*ROWS:*
·····
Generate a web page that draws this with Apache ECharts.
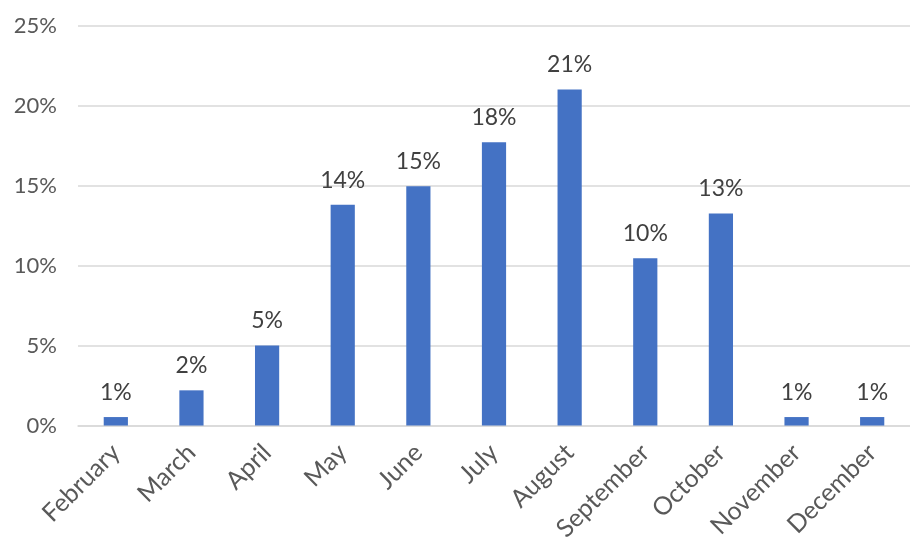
·····
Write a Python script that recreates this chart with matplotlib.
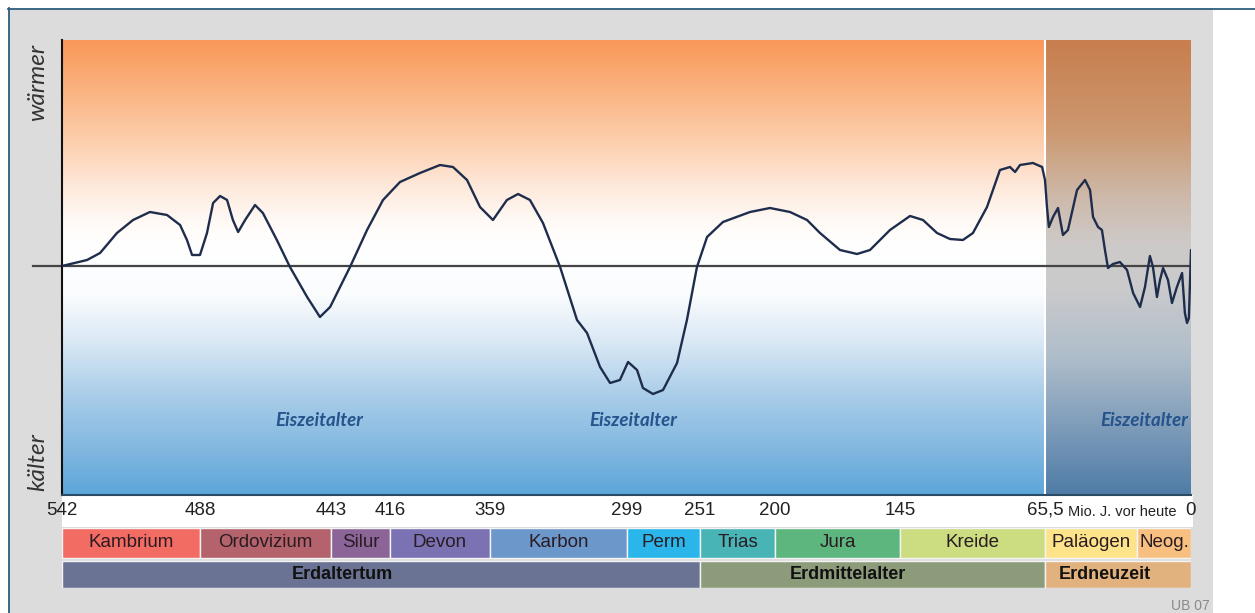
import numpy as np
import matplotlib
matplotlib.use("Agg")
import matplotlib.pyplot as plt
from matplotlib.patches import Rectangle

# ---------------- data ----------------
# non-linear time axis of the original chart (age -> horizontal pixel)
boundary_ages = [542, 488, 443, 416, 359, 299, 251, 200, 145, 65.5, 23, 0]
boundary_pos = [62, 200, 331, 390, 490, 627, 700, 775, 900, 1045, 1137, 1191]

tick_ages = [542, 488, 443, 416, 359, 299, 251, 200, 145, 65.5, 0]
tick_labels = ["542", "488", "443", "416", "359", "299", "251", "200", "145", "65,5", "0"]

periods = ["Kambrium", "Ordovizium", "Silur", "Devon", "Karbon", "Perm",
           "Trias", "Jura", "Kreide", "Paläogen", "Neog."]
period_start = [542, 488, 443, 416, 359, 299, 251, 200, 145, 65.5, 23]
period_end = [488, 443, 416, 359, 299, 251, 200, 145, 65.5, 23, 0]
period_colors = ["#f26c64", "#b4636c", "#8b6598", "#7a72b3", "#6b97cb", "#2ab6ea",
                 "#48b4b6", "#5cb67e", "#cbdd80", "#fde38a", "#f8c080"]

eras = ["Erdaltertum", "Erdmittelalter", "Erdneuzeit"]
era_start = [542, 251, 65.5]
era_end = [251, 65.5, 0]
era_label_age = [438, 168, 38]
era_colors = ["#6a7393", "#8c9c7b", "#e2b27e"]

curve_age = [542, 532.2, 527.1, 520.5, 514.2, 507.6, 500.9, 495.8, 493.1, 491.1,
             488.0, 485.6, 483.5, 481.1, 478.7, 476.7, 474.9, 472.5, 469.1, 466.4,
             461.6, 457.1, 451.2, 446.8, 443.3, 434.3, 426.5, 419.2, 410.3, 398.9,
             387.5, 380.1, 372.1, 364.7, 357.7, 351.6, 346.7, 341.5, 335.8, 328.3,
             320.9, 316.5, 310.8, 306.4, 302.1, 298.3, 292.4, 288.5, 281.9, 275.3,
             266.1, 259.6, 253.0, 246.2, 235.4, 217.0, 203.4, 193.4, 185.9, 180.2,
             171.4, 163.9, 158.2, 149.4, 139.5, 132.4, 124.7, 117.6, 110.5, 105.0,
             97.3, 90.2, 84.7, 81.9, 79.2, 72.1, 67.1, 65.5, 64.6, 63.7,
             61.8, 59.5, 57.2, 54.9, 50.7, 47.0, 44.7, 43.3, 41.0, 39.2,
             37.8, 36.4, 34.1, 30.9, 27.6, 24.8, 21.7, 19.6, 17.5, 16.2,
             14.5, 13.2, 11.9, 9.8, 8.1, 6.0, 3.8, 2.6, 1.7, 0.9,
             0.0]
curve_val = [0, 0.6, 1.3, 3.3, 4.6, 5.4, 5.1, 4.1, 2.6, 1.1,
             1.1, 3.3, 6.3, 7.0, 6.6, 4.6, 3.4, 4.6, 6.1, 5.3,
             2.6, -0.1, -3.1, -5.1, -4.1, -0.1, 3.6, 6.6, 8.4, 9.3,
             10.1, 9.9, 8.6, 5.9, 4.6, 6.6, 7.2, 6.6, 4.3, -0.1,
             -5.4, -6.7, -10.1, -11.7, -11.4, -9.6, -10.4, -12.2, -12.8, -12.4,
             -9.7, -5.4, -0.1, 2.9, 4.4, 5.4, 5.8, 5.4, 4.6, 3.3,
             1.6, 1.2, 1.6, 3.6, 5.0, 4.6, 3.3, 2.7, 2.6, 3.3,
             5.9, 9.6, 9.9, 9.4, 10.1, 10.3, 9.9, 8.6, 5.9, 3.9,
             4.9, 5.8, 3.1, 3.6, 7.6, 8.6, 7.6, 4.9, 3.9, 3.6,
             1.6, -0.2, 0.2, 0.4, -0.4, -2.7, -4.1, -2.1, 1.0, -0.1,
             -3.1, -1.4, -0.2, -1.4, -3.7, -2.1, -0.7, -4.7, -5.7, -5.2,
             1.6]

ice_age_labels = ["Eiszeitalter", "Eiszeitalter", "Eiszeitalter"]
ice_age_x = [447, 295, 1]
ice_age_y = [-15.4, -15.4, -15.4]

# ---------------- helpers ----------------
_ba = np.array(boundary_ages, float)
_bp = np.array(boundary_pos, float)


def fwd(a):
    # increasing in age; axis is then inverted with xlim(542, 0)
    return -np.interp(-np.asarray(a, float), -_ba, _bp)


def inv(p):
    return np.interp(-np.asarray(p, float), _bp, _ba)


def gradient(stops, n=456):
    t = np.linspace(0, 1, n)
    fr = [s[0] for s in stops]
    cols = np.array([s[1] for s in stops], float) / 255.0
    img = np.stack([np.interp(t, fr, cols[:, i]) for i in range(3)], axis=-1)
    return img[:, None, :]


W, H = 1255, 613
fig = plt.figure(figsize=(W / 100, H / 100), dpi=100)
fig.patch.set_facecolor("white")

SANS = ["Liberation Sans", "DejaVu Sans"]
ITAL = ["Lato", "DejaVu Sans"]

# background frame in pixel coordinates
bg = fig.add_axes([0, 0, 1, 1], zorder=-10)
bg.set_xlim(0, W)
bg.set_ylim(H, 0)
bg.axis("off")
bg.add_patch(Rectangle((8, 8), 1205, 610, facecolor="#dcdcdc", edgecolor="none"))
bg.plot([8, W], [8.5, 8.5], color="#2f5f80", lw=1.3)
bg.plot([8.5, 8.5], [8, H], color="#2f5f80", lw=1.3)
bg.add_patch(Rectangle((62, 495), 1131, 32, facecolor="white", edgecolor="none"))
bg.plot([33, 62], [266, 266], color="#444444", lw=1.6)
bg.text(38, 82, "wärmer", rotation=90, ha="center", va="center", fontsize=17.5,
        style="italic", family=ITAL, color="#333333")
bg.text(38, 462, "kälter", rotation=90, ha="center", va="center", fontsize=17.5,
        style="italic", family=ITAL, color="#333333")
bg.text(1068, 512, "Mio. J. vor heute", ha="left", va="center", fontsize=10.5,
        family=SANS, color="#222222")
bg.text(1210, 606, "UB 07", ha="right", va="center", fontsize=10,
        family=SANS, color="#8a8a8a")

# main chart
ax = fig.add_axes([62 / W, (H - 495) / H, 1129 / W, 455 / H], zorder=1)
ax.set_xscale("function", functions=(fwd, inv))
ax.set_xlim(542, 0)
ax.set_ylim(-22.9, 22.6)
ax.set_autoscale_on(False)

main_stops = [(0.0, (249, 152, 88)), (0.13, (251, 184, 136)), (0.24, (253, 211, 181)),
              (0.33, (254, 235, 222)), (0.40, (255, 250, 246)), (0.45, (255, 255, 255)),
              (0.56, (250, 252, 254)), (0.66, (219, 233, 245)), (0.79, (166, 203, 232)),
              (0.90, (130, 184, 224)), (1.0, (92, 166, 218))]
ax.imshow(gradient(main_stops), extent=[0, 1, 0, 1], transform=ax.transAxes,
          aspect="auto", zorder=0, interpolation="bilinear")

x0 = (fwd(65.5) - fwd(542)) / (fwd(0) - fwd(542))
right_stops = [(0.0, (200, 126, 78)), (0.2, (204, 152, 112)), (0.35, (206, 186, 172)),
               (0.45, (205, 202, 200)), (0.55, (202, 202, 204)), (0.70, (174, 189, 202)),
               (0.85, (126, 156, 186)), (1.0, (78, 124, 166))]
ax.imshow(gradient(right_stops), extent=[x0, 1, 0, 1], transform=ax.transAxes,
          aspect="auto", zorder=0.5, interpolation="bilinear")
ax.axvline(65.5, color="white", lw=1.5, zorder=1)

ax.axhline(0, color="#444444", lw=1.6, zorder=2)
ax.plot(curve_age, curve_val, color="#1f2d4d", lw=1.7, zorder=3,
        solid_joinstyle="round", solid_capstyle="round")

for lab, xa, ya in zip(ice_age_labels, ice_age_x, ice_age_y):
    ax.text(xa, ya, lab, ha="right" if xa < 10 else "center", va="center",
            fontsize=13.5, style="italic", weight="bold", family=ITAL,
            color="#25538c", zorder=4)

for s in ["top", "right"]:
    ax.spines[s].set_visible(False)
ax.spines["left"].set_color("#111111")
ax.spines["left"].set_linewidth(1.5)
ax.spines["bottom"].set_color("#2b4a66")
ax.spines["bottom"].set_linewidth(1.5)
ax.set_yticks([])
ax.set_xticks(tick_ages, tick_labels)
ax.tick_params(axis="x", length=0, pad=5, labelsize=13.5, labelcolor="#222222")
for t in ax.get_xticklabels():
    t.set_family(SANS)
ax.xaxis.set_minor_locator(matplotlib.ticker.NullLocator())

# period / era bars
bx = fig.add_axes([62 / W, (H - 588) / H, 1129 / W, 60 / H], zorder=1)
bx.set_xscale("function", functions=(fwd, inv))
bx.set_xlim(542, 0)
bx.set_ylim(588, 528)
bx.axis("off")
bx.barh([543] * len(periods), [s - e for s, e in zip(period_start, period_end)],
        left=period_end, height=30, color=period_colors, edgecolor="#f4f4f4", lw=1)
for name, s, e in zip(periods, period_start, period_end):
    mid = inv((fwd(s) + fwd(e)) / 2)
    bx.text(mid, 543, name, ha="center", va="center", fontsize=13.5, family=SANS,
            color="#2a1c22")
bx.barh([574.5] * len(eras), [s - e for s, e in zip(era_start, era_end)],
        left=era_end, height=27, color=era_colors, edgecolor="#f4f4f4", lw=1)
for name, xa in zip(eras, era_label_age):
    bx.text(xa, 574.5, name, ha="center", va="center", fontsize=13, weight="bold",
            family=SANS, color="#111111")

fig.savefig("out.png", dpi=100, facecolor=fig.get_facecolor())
·····
*DIRECTION:* Return only the number of lines in the data that contain "matplotlib".

*RESPONSE BELOW:* 6